PATTERN Cited by 1 source
S3 as policy-bundle source for availability¶
Problem¶
Your policy engine (OPA or equivalent) in the data plane needs to fetch policy bundles from somewhere. The natural answer is "from the policy control plane" (Styra DAS, a vendor SaaS, an internal bundle server). But if the control plane goes down, a policy engine that depends on it for fresh bundles is at risk — best case it serves the last cached bundle, worst case it fails closed and takes the data plane with it.
Solution¶
Publish bundles to object storage (AWS S3) and point the data plane at S3. The control plane (Styra DAS, build pipeline, etc.) writes to S3; the data plane reads from S3. The only hard runtime dependency of enforcement is S3 — not the control plane.
Rego authors (Git)
→ control plane (Styra DAS / build pipeline) ← failure OK
→ writes bundle → S3 bucket ← hard dep
← polls bundle ← embedded OPA in data plane
Why this works¶
- S3's availability SLA is stronger than most policy control planes. Swap a SaaS dependency for AWS's object-storage availability promise.
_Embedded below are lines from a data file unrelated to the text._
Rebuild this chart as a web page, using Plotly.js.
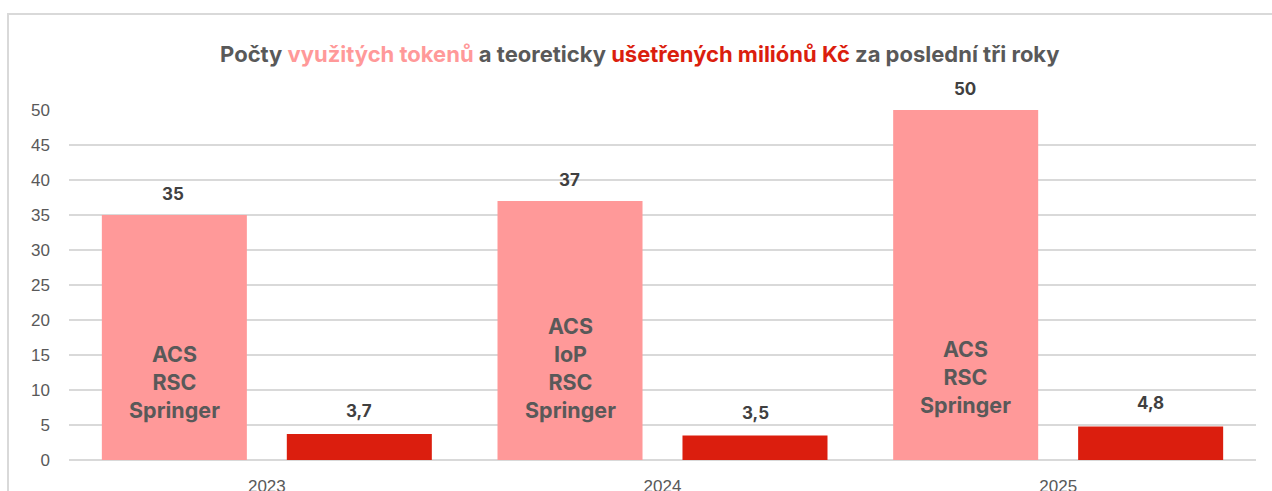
<!DOCTYPE html>
<html>
<head>
<meta charset="utf-8">
<script src="https://cdn.plot.ly/plotly-3.0.1.min.js"></script>
<style>
  html, body { margin: 0; padding: 0; background: #ffffff; }
  #chart { width: 1272px; height: 491px; }
</style>
</head>
<body>
<div id="chart"></div>
<script>
// ---- data ----
var years = ['2023', '2024', '2025'];
var tokens = [35, 37, 50];
var millions = [3.7, 3.5, 4.8];
var publishers = [
  ['ACS', 'RSC', 'Springer'],
  ['ACS', 'IoP', 'RSC', 'Springer'],
  ['ACS', 'RSC', 'Springer']
];
var yTicks = [0, 5, 10, 15, 20, 25, 30, 35, 40, 45, 50];

// ---- styles ----
var PINK = '#FF9999';
var RED = '#DB1E0E';
var GRAY = '#595959';
var DARK = '#404040';
var labelFont = 'Inter, "Open Sans", "Liberation Sans", sans-serif';
var publisherLabelY = [11.1, 13.1, 11.8]; // vertical placement of publisher text inside pink bars
var pairShift = 92.5; // horizontal offset of each bar inside its year group, px

function fmt(v) { return String(v).replace('.', ','); }

var traces = [
  { type: 'bar', x: years, y: tokens, name: 'Tokeny',
    marker: { color: PINK }, hoverinfo: 'x+y' },
  { type: 'bar', x: years, y: millions, name: 'Miliony Kč',
    marker: { color: RED }, hoverinfo: 'x+y' }
];

var annotations = [];
years.forEach(function (yr, i) {
  annotations.push({ x: i, y: tokens[i], xref: 'x', yref: 'y', text: '<b>' + fmt(tokens[i]) + '</b>',
    showarrow: false, xshift: -pairShift - 1, yshift: 21, yanchor: 'middle',
    font: { family: labelFont, size: 17, color: DARK } });
  annotations.push({ x: i, y: millions[i], xref: 'x', yref: 'y', text: '<b>' + fmt(millions[i]) + '</b>',
    showarrow: false, xshift: pairShift, yshift: 23, yanchor: 'middle',
    font: { family: labelFont, size: 17, color: DARK } });
  annotations.push({ x: i, y: publisherLabelY[i], xref: 'x', yref: 'y',
    text: '<b>' + publishers[i].join('<br>') + '</b>',
    showarrow: false, xshift: -pairShift, yanchor: 'middle', align: 'center',
    font: { family: labelFont, size: 21.5, color: GRAY } });
});

var layout = {
  width: 1272, height: 491,
  margin: { l: 69, r: 16, t: 110, b: 31, pad: 0 },
  paper_bgcolor: '#ffffff', plot_bgcolor: '#ffffff',
  showlegend: false,
  barmode: 'group', bargap: 0.065, bargroupgap: 0.216,
  title: {
    text: '<b>Počty <span style="color:' + PINK + '">využitých tokenů</span> a teoreticky ' +
          '<span style="color:' + RED + '">ušetřených miliónů Kč</span> za poslední tři roky</b>',
    font: { family: labelFont, size: 22, color: GRAY },
    xref: 'container', x: 0.503, xanchor: 'center',
    yref: 'container', y: 1 - 54 / 491, yanchor: 'middle'
  },
  xaxis: {
    type: 'category', range: [-0.5, 2.5], autorange: false,
    showgrid: false, zeroline: false, showline: false,
    ticks: '', ticklabelstandoff: 14,
    tickfont: { family: '"Liberation Sans", Arial, sans-serif', size: 17, color: GRAY }
  },
  yaxis: {
    range: [0, 50], autorange: false, tickvals: yTicks, ticktext: yTicks.map(String),
    showgrid: true, gridcolor: '#D9D9D9', gridwidth: 1.5,
    zeroline: true, zerolinecolor: '#D9D9D9', zerolinewidth: 1.5,
    showline: false, ticks: '', ticklabelstandoff: 18,
    tickfont: { family: '"Liberation Sans", Arial, sans-serif', size: 17, color: GRAY }
  },
  annotations: annotations,
  shapes: [{
    type: 'rect', xref: 'paper', yref: 'paper', layer: 'below',
    x0: (8 - 69) / 1187, x1: 1.2, y0: -0.3, y1: (460 - 14) / 350,
    line: { color: '#D9D9D9', width: 2 }, fillcolor: 'rgba(0,0,0,0)'
  }]
};

Plotly.newPlot('chart', traces, layout, { displayModeBar: false, staticPlot: true });
</script>
</body>
</html>
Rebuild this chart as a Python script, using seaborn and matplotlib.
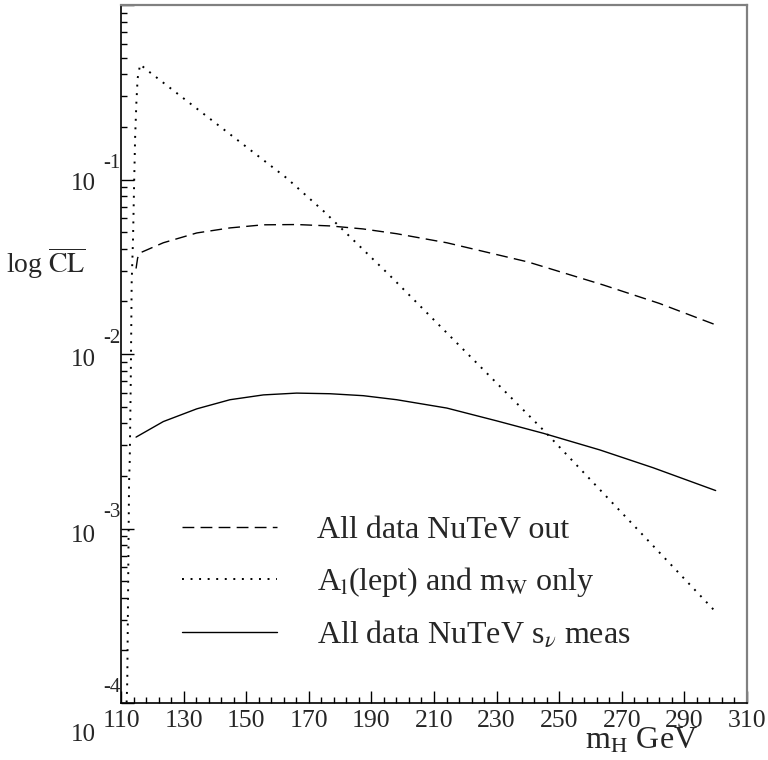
import numpy as np
import pandas as pd
import seaborn as sns
import matplotlib.pyplot as plt
from matplotlib import transforms
from matplotlib.ticker import FixedLocator, LogLocator, NullFormatter

# Values (m_H in GeV, CL on a log scale)
mh_nutev_out = [114.8, 115.3, 116.1, 123.5, 134.2, 144.8, 155.4, 166.1,
                176.8, 187.3, 198.1, 214.1, 240.0, 264.0, 282.0, 300.0]
cl_nutev_out = [0.0309, 0.0355, 0.0380, 0.0434, 0.0494, 0.0528, 0.0550, 0.0552,
                0.0542, 0.0521, 0.0489, 0.0434, 0.0337, 0.0249, 0.0195, 0.0147]

mh_lept_mw = [111.7, 112.0, 112.56, 112.78, 113.1, 113.4, 113.83, 114.15,
              114.5, 114.9, 115.3, 116.1, 118.2, 162.9, 175.0, 196.3, 245.5, 300.0]
cl_lept_mw = [9.0e-5, 1.35e-4, 1.82e-3, 2.45e-3, 6.84e-3, 0.0257, 0.0457, 0.0891,
              0.174, 0.275, 0.380, 0.457, 0.425, 0.102, 0.0652, 0.0277, 3.58e-3, 3.33e-4]

mh_nutev_meas = [114.8, 123.5, 134.2, 144.8, 155.5, 166.1, 176.8, 187.4,
                 198.1, 214.1, 230.0, 245.0, 263.0, 280.0, 300.0]
cl_nutev_meas = [0.00334, 0.00410, 0.00485, 0.00547, 0.00583, 0.00597, 0.00592,
                 0.00577, 0.00547, 0.00490, 0.00414, 0.00351, 0.00282, 0.00223, 0.00165]

labels = ["All data NuTeV out",
          r"A$_\mathrm{l}$(lept) and m$_\mathrm{W}$ only",
          r"All data NuTeV s$_\nu$ meas"]

x_ticks = [110, 130, 150, 170, 190, 210, 230, 250, 270, 290, 310]
decades = [-1, -2, -3, -4]

sns.set_style("white")
plt.rcParams["font.family"] = ["Liberation Serif", "DejaVu Serif"]
plt.rcParams["mathtext.fontset"] = "stix"

fig = plt.figure(figsize=(7.68, 7.6), dpi=100)
ax = fig.add_axes([0.1576, 0.075, 0.815, 0.9184])

sns.lineplot(x=mh_nutev_out, y=cl_nutev_out, ax=ax, color="black", lw=1.0,
             linestyle=(0, (8.5, 4.5)), label=labels[0])
sns.lineplot(x=mh_lept_mw, y=cl_lept_mw, ax=ax, color="black", lw=1.4,
             linestyle=(0, (1, 3.4)), label=labels[1])
sns.lineplot(x=mh_nutev_meas, y=cl_nutev_meas, ax=ax, color="black", lw=1.0,
             linestyle="-", label=labels[2])

ax.set_yscale("log")
ax.set_xlim(110, 310)
ax.set_ylim(1e-4, 1)

# ROOT-like axes: inward ticks, grey top/right frame
for side in ["left", "bottom"]:
    ax.spines[side].set_color("black")
    ax.spines[side].set_linewidth(1.2)
for side in ["top", "right"]:
    ax.spines[side].set_color("#808080")
    ax.spines[side].set_linewidth(1.6)

ax.set_xticks(x_ticks)
ax.set_xticklabels([str(v) for v in x_ticks], fontsize=18.5)
ax.xaxis.set_minor_locator(FixedLocator(np.arange(110, 311, 4)))
ax.yaxis.set_major_locator(LogLocator(base=10, numticks=10))
ax.yaxis.set_minor_locator(LogLocator(base=10, subs=np.arange(2, 10), numticks=20))
ax.yaxis.set_major_formatter(NullFormatter())
ax.yaxis.set_minor_formatter(NullFormatter())
ax.tick_params(axis="both", which="both", direction="in",
               left=True, bottom=True, top=False, right=False)
ax.tick_params(axis="both", which="major", length=9, width=1.0, color="black")
ax.tick_params(axis="both", which="minor", length=4.5, width=1.0, color="black")
ax.tick_params(axis="x", which="major", pad=5)

# y tick labels drawn as "10" plus a raised exponent, ROOT style
blend = transforms.blended_transform_factory(ax.transAxes, ax.transData)
mant_shift = {-1: -4, -2: -6, -3: -7, -4: -32}
for d in decades:
    t_m = transforms.offset_copy(blend, fig=fig, x=0, y=mant_shift[d], units="dots")
    ax.text(-0.041, 10.0 ** d, "10", transform=t_m, ha="right", va="center",
            fontsize=18, clip_on=False)
    t_e = transforms.offset_copy(blend, fig=fig, x=0, y=16, units="dots")
    ax.text(-0.029, 10.0 ** d, str(d), transform=t_e, ha="left", va="center",
            fontsize=15, clip_on=False)

ax.text(-0.12, 0.63, r"log $\overline{\mathrm{CL}}$", transform=ax.transAxes,
        ha="center", va="center", fontsize=20)
ax.text(0.922, -0.055, r"m$_\mathrm{H}$ GeV", transform=ax.transAxes,
        ha="right", va="center", fontsize=23)

ax.legend(loc="upper left", bbox_to_anchor=(0.0974, 0.268), frameon=False,
          fontsize=23, handlelength=2.97, handletextpad=1.25, labelspacing=0.63,
          borderpad=0, borderaxespad=0)

fig.savefig("out.png", dpi=100)
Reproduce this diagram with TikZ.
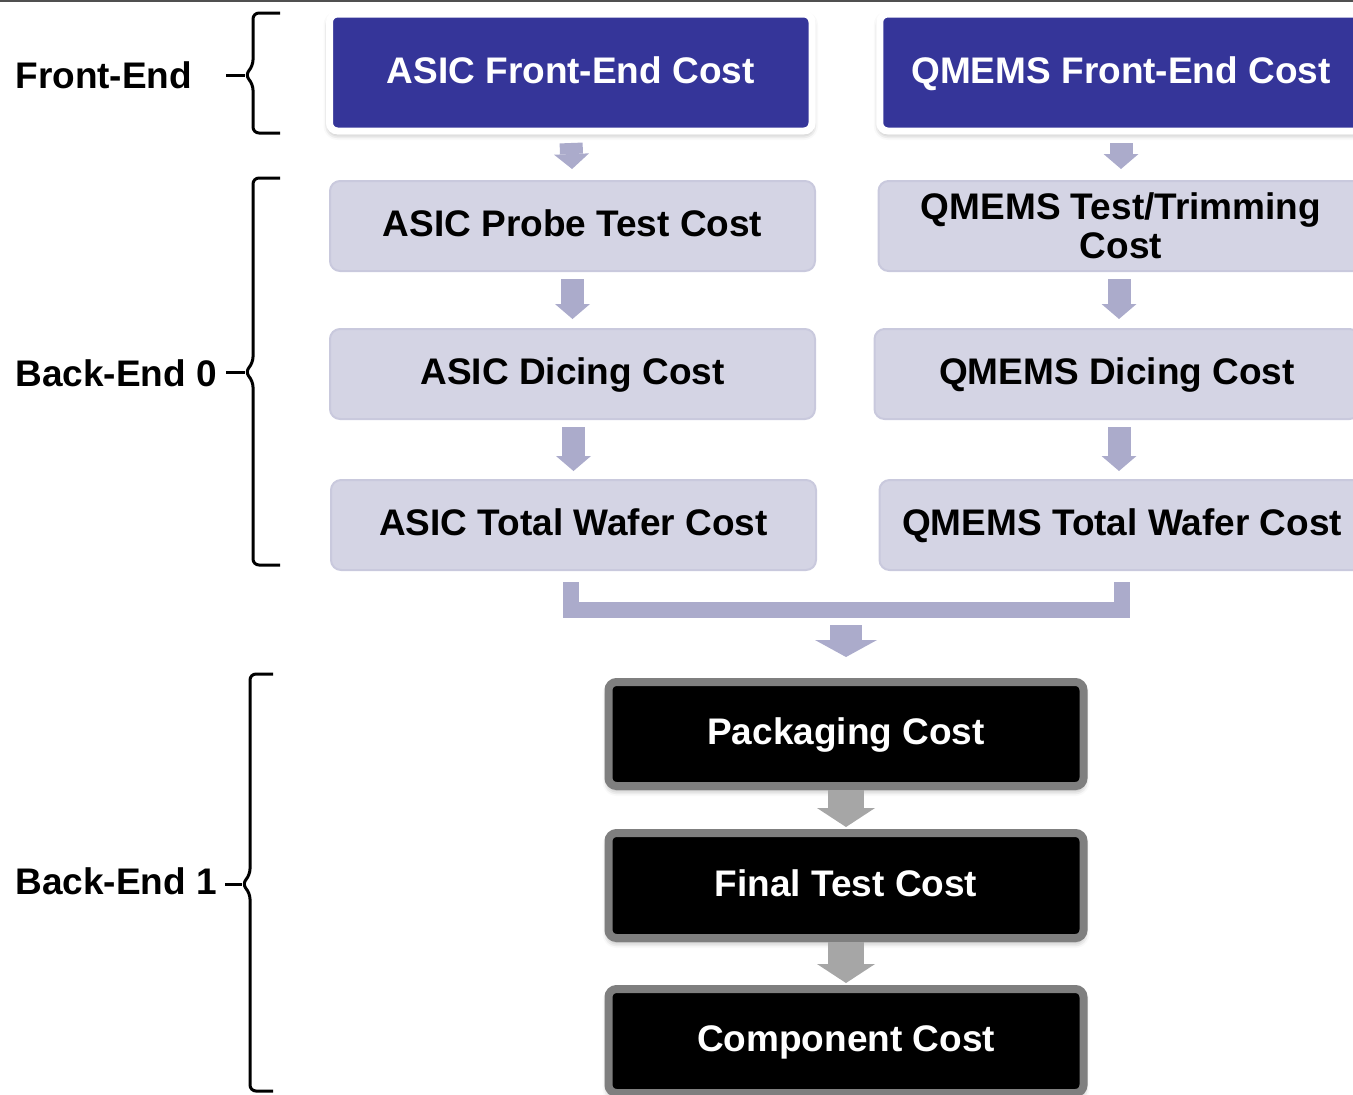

- Control-plane outages become non-events for enforcement. The data plane continues reading its most recent bundle from S3; publication is paused, but enforcement is not.
- Bundles are naturally immutable versioned artifacts. Perfect match for S3's data model.
- Scale properties are right. N data-plane pollers against a few bundle objects is an embarrassingly cache-friendly workload for S3.
Static-stability framing¶
This is a direct instance of concepts/static-stability applied to authorization: the data plane runs without needing to talk to the control plane on the request path or on the polling path. Compare to AWS's own internal "static stability" principle for control planes never being in the data path of compute launches.
Trade-offs¶
- Publish latency goes up. Each bundle update is now two hops (build → S3, then S3 → data plane poll interval) rather than one. Usually fine for authz — policies don't change that fast.
- S3 becomes a shared blast radius. S3-region outage = bundle- fetch outage. Typically still less risky than a SaaS control plane, and concepts/runtime-dependency-on-saas-provider is the alternative axis of risk.
- Authentication + authorization for bundle fetch must be wired (IAM roles / presigned URLs / bucket policies); the engine agent needs network + credential access to S3.
- Signing + integrity. Bundles should be signed so a compromise of the S3 write path cannot inject policy. Not an availability concern but an integrity one.
Generalises beyond OPA¶
The pattern is "use highly-available object storage as the data- plane substrate for control-plane artifacts". Applies to feature flags (publish to S3, SDKs poll S3), config distribution (see concepts/s3-signal-bucket-as-config-fanout), ML model artifacts, and any other control-plane-authored / data-plane- consumed blob.
Seen in¶
- sources/2024-12-05-zalando-open-policy-agent-in-skipper-ingress — canonical wiki instance. "To reduce the likelihood of outages due to an authorization infrastructure failure, we use AWS S3 and its availability promises as the source for policy bundles. Styra DAS, a commercial control plane for Open Policy Agent is used to source the bundles and publish them to S3. … This approach allows us to scale and fail-over despite failures of our OPA control plane and only depends on S3 being available." Zalando still pairs this with status + decision-log streams back to Styra DAS (which are lossy-OK channels), but the bundle fetch path is S3-only.